One of the biggest trends in security over the past several years has been the evolution of cloud services. Managing and maintaining access control or video surveillance systems across an enterprise can prove to be a difficult challenge even for large, well-funded security departments. Cloud services not only allows organizations to reduce their infrastructure costs, but it also simplifies and streamlines the process of controlling these systems for the end user.
For the most part, cloud services are typically associated with video surveillance or access control systems. IPVideo Corporation is looking to change that. The company recently opened a new Global Fusion Center at the Bay Shore, N.Y. headquarters of one of its’ dealers, A+ Technology and Solutions, that leverages their C3 Fusion physical security information management (PSIM) platform. According to David Antar, president of IPVideo Corporation, the opening of this center will enable the company’s dealers to offer their clients PSIM as a cloud-based solution.
“(C3 Fusion) basically has the ability to tie in disparate sources of information into a common operating picture,” says Antar. “It can tie into VMS platforms, DVRs, IP cameras, access control systems, building management systems, GPS tracking, fire alarm systems, burglar alarm systems, and even AIS tracking of ships.”
Though many organizations could use the capabilities offered by C3 Fusion, Antar says that it is a “relatively expensive product” that many end users simply cannot afford. With the opening of the new Global Fusion Center, however, organizations will be able to get all of the benefits of this PSIM platform for a monthly fee. “We decided to offer it from our Global Fusion Center as a service,” Antar explained. “And we believe it is the first one like it in the country.”
Antar was quick to point out that the center, which is going to be initially staffed by six people, 24 hours a day, seven days a week, is not like the typical burglar and fire central station with some video monitoring capabilities.
“This is a video-centric solution that goes way beyond potentially even physical security,” says Antar. “Some examples might be health monitoring of people’s video management platforms and door access systems. It might be that we’re providing virtual guard tours of a facility through the software. The big differentiator between this and many other systems is the case management system that’s built into the software. If an event happens, we have step-by-step instructions based on a protocol that was determined by the end user and we document and time stamp actions related to that.”
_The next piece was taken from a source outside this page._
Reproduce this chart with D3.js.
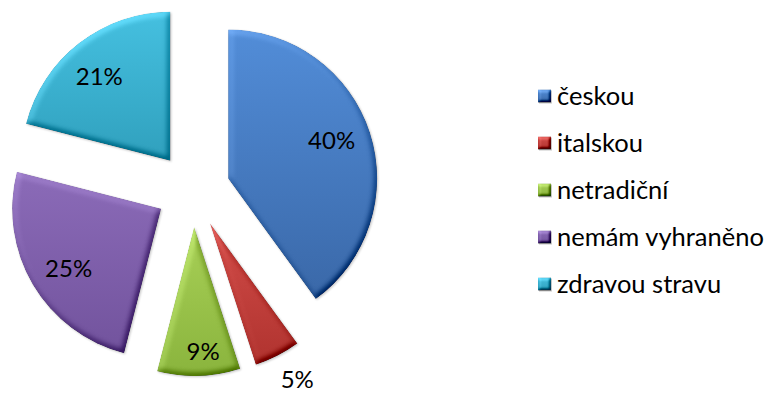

In addition, Antar says that they will be able to perform video verifications of panic alarms, as well as receive alerts from devices tied into building management systems. Antar says the company plans to expand to multiple locations as demand for the service increases to create additional redundancies. They also intend to hire off-duty police officers and/or retired police or military personnel to work as operators in this and other fusion centers due to their experience in emergency response.
With the opening of this first fusion center, Antar says the company has been primarily focused on the education market. According to Antar, the center will be used to provide visual verification of alarms in 22 buildings for the Eastern Suffolk Board of Cooperative Educational Services (BOCES) in New York. The company is also in the process of conducting pilot programs with several other schools in the New York area.
Antar says that they also have a commercial customer with offices all over the world that wants to leverage this service and they are currently in talks about a potential security project along U.S.-Mexico border in Arizona. “Its’ applications are global and that’s why we call it the ‘Global Fusion Center,’” added Antar.
Though it still remains to be seen what kind of success IPVideo Corporation will reap from this endeavor, the idea of making PSIM available as an affordable, monthly service rather than a one-time, multi-million dollar investment would seem, at least on the surface, to hold a lot of potential for the industry. As Antar pointed out, one of the things that has held back widespread adoption of PSIM is how expensive the technology is combined with the resources that have to be devoted to monitoring it. Of course, there will always be organizations with the financial wherewithal to buy PSIM software outright, but this initiative could expand the technology to a wider range of customers.